## SHORT PROBLEM
Without the pictures, copy all the entries below exactly.

## RECORDS FOR THE EXERCISE
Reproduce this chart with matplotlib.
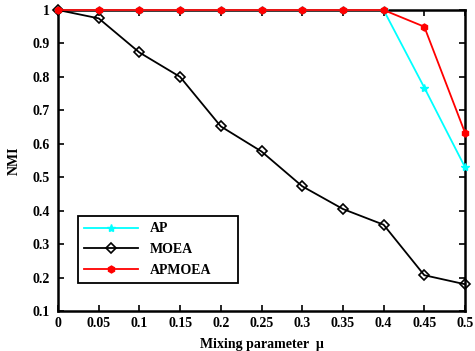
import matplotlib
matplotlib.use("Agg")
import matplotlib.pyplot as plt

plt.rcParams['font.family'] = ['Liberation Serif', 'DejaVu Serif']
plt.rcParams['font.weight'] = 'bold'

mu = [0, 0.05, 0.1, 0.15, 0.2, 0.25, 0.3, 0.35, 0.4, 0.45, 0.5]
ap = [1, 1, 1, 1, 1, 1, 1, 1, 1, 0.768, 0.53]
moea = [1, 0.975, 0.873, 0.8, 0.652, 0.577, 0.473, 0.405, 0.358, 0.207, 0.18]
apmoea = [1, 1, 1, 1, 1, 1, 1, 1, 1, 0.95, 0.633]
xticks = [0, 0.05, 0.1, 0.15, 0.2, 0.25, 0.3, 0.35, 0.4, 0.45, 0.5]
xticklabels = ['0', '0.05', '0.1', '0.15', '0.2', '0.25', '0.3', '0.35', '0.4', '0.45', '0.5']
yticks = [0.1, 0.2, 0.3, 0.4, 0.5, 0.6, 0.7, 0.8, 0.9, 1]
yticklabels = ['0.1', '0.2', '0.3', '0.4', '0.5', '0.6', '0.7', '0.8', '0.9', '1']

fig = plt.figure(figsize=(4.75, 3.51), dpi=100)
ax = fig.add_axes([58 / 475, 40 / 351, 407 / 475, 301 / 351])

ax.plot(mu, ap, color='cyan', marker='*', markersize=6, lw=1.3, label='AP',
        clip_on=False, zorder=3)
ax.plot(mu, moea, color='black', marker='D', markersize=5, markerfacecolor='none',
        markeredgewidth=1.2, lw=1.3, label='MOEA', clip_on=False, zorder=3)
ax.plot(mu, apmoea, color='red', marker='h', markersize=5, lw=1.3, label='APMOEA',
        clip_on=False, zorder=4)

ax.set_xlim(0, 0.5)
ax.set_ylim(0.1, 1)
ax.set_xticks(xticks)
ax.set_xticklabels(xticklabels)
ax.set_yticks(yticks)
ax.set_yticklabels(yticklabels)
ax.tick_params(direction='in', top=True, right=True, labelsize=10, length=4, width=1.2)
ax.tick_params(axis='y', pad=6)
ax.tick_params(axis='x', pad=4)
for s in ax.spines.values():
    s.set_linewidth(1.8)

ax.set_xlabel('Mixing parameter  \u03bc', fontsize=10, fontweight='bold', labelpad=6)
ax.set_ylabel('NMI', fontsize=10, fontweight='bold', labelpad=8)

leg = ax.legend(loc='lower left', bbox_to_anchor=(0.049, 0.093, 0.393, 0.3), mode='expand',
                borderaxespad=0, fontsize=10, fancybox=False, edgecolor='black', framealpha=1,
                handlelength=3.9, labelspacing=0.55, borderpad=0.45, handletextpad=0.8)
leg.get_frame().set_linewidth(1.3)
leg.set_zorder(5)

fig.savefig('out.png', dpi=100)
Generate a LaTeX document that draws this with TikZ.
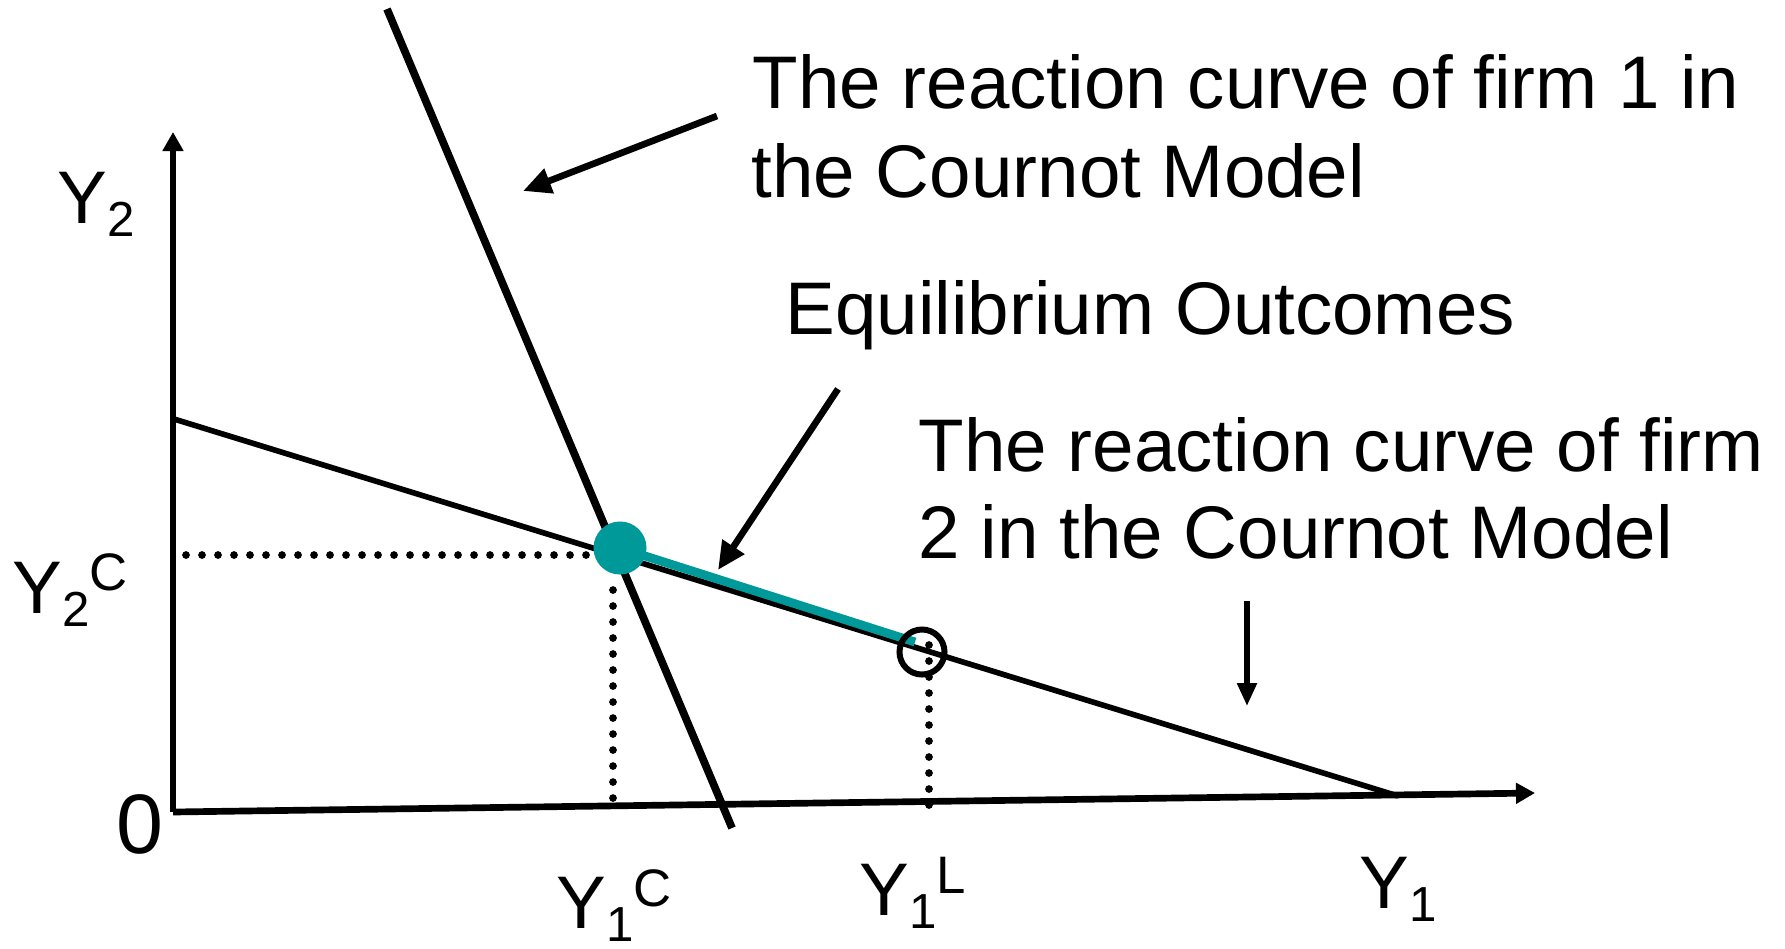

## REPLY
Reproduce this chart with matplotlib.
import matplotlib
matplotlib.use("Agg")
import matplotlib.pyplot as plt

plt.rcParams['font.family'] = ['Liberation Serif', 'DejaVu Serif']
plt.rcParams['font.weight'] = 'bold'

mu = [0, 0.05, 0.1, 0.15, 0.2, 0.25, 0.3, 0.35, 0.4, 0.45, 0.5]
ap = [1, 1, 1, 1, 1, 1, 1, 1, 1, 0.768, 0.53]
moea = [1, 0.975, 0.873, 0.8, 0.652, 0.577, 0.473, 0.405, 0.358, 0.207, 0.18]
apmoea = [1, 1, 1, 1, 1, 1, 1, 1, 1, 0.95, 0.633]
xticks = [0, 0.05, 0.1, 0.15, 0.2, 0.25, 0.3, 0.35, 0.4, 0.45, 0.5]
xticklabels = ['0', '0.05', '0.1', '0.15', '0.2', '0.25', '0.3', '0.35', '0.4', '0.45', '0.5']
yticks = [0.1, 0.2, 0.3, 0.4, 0.5, 0.6, 0.7, 0.8, 0.9, 1]
yticklabels = ['0.1', '0.2', '0.3', '0.4', '0.5', '0.6', '0.7', '0.8', '0.9', '1']

fig = plt.figure(figsize=(4.75, 3.51), dpi=100)
ax = fig.add_axes([58 / 475, 40 / 351, 407 / 475, 301 / 351])

ax.plot(mu, ap, color='cyan', marker='*', markersize=6, lw=1.3, label='AP',
        clip_on=False, zorder=3)
ax.plot(mu, moea, color='black', marker='D', markersize=5, markerfacecolor='none',
        markeredgewidth=1.2, lw=1.3, label='MOEA', clip_on=False, zorder=3)
ax.plot(mu, apmoea, color='red', marker='h', markersize=5, lw=1.3, label='APMOEA',
        clip_on=False, zorder=4)

ax.set_xlim(0, 0.5)
ax.set_ylim(0.1, 1)
ax.set_xticks(xticks)
ax.set_xticklabels(xticklabels)
ax.set_yticks(yticks)
ax.set_yticklabels(yticklabels)
ax.tick_params(direction='in', top=True, right=True, labelsize=10, length=4, width=1.2)
ax.tick_params(axis='y', pad=6)
ax.tick_params(axis='x', pad=4)
for s in ax.spines.values():
    s.set_linewidth(1.8)

ax.set_xlabel('Mixing parameter  \u03bc', fontsize=10, fontweight='bold', labelpad=6)
ax.set_ylabel('NMI', fontsize=10, fontweight='bold', labelpad=8)

leg = ax.legend(loc='lower left', bbox_to_anchor=(0.049, 0.093, 0.393, 0.3), mode='expand',
                borderaxespad=0, fontsize=10, fancybox=False, edgecolor='black', framealpha=1,
                handlelength=3.9, labelspacing=0.55, borderpad=0.45, handletextpad=0.8)
leg.get_frame().set_linewidth(1.3)
leg.set_zorder(5)

fig.savefig('out.png', dpi=100)
Generate a LaTeX document that draws this with TikZ.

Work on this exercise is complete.